Léautaud, Paul, Journal littéraire. I. 1893-1906, Paris, Mercure de France, 1975, 364 p. Ill. Édition originale : 1956.

Avec ou sans bines

Yves Beauchemin, le Matou, éd. de 2007, couverture

Dans une aventure antérieure, nous avons croisé la binerie, cet endroit où l’on sert des bines (des fèves au lard). La plus célèbre, notamment grâce au roman le Matou (1981) d’Yves Beauchemin, est la Binerie Mont-Royal, qui est toujours en activité ici.

Le dictionnaire numérique Usito étend cette définition : «Familier. Commerce ou entreprise de petite taille, générant peu de revenus.»

La forme négative est fréquente : «L’accusation provient des Nations unies, qui n’est pas précisément la binerie d’à côté» (la Presse+, 10 juillet 2025).

À votre service.

 

Référence

Beauchemin, Yves, le Matou. Édition définitive, Montréal, Fides, 2007, 669 p. Édition originale : 1981.

Accouplements 267

(Accouplements : une rubriquel’Oreille tendue s’amuse à mettre en vis-à-vis deux œuvres, ou plus, d’horizons éloignés.)

Au moment de mourir, le film de notre vie défilerait devant nos yeux, dit-on. Avec Woody Allen et Paul Quarrington, les choses sont un peu plus compliquées.

Pour le premier, dans son monologue «Down South», on s’est trompé de film.

 

«And suddenly my whole life passed before my eyes. I saw myself as a kid again, in Kansas, going to school, swimming at the swimming hole, and fishing, frying up a mess-o-catfish, going down to the general store, getting a piece of gingham for Emmy-Lou. And I realise it’s not my life.

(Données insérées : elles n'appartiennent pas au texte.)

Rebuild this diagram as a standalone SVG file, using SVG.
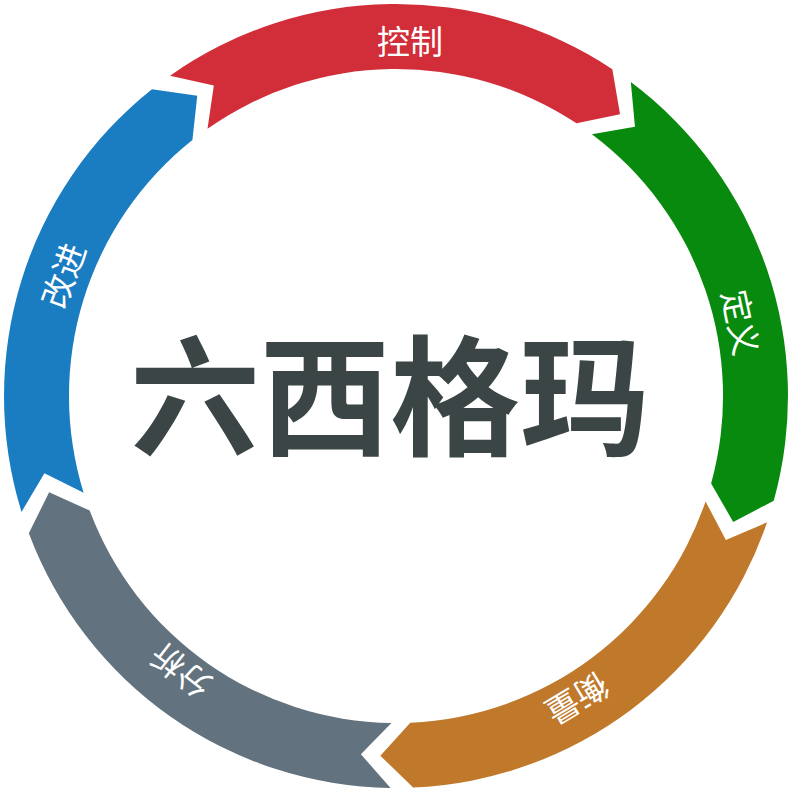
<svg xmlns="http://www.w3.org/2000/svg" width="793" height="789" viewBox="0 0 793 789">
<defs>
<style>
.lbl{fill:#fff;font-family:"Noto Sans CJK SC",sans-serif;font-size:33px;text-anchor:middle;dominant-baseline:central}
.title{fill:#3c4545;font-family:"Noto Sans CJK SC",sans-serif;font-size:130px;font-weight:bold;text-anchor:middle;dominant-baseline:central}
</style>
<path id="s" d="M392,0 A392,392 0 0 1 142.4,365.2 L101.1,345.5 L118.8,304.7 A327,327 0 0 0 327,0 L358.7,30.1 Z"/>
</defs>
<rect width="793" height="789" fill="#fff"/>
<g id="control"><use href="#s" fill="#d12e3a" transform="translate(396,396) rotate(-125.2)"/><text class="lbl" x="410" y="40">控制</text></g>
<g id="define"><use href="#s" fill="#088a0e" transform="translate(396,396) rotate(-53.2)"/><text class="lbl" transform="translate(742,322) rotate(78)">定义</text></g>
<g id="measure"><use href="#s" fill="#c0792b" transform="translate(396,396) rotate(18.8)"/><text class="lbl" transform="translate(578,700) rotate(149)">衡量</text></g>
<g id="analyze"><use href="#s" fill="#62727e" transform="translate(396,396) rotate(90.8)"/><text class="lbl" transform="translate(180,672) rotate(218)">分析</text></g>
<g id="improve"><use href="#s" fill="#1a7cc1" transform="translate(396,396) rotate(162.8)"/><text class="lbl" transform="translate(62,275) rotate(290)">改进</text></g>
<g id="center"><text class="title" x="390" y="388">六西格玛</text></g>
<g id="connectors"/>
</svg>
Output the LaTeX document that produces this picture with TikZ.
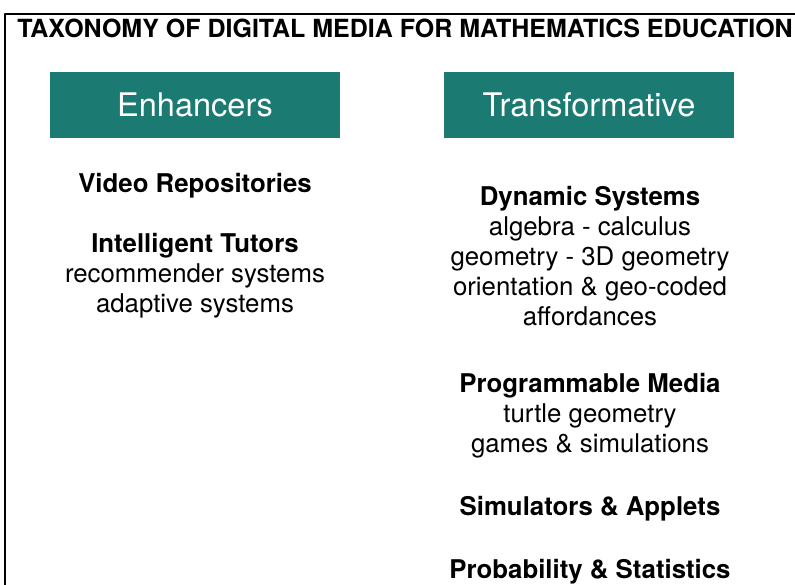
\documentclass[tikz,border=0pt]{standalone}
\usepackage{fontspec}
\setmainfont{TeX Gyre Heros}
\definecolor{mediateal}{RGB}{27,123,115}
\tikzset{
  head/.style={fill=mediateal, text=white, minimum width=290pt, minimum height=66pt, inner sep=0pt, font=\fontsize{32.5}{36}\selectfont},
  item/.style={anchor=north, align=center, inner sep=0pt, font=\fontsize{25.8}{30}\selectfont}
}
\begin{document}
\begin{tikzpicture}[x=1pt, y=-1pt, line join=round, line cap=round]
  \useasboundingbox (0,0) rectangle (795,585);
  % frame
  \draw[line width=1.8pt] (5,585) -- (5,14) -- (795,14);
  \node[anchor=base, inner sep=0pt, font=\fontsize{25}{28}\selectfont\bfseries] (title) at (405,38) {TAXONOMY OF DIGITAL MEDIA FOR MATHEMATICS EDUCATION};
  % column heads
  \node[head] (enh) at (195,105) {Enhancers};
  \node[head] (trans) at (589,105) {Transformative};
  % enhancers
  \node[item] (video) at (195,171) {\strut\textbf{Video Repositories}};
  \node[item] (tutors) at (195,231) {\strut\textbf{Intelligent Tutors}\\ \strut recommender systems\\ \strut adaptive systems};
  % transformative
  \node[item] (dynamic) at (590,184) {\strut\textbf{Dynamic Systems}\\ \strut algebra - calculus\\ \strut geometry - 3D geometry\\ \strut orientation \& geo-coded\\ \strut affordances};
  \node[item] (program) at (590,371) {\strut\textbf{Programmable Media}\\ \strut turtle geometry\\ \strut games \& simulations};
  \node[item] (simul) at (590,494) {\strut\textbf{Simulators \& Applets}};
  \node[item] (prob) at (590,557) {\strut\textbf{Probability \& Statistics}};
\end{tikzpicture}
\end{document}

They’re gonna hang me in two minutes, the wrong life is passing before my eyes.»

Pour le second, dans son roman King Leary (1987), le film est trop long.

«Poppa Rivers was standing down the hallway.
He was as ancient a bugger as I’d ever seen. He looked like God Almighty had forgot to punch his time clock.
“Christ,” I muttered.
“He’s old,” said Manfred. He was wont to say that sort of thing.
“Old ? If his life flashed in front of his eyes there’d have to be an intermission”» (p. 135).

Tout bien considéré, peut-être vaut-il mieux ne pas mourir.

 

Référence

Quarrington, Paul, King Leary. A Novel, Toronto, Doubleday Canada, 1987, 232 p.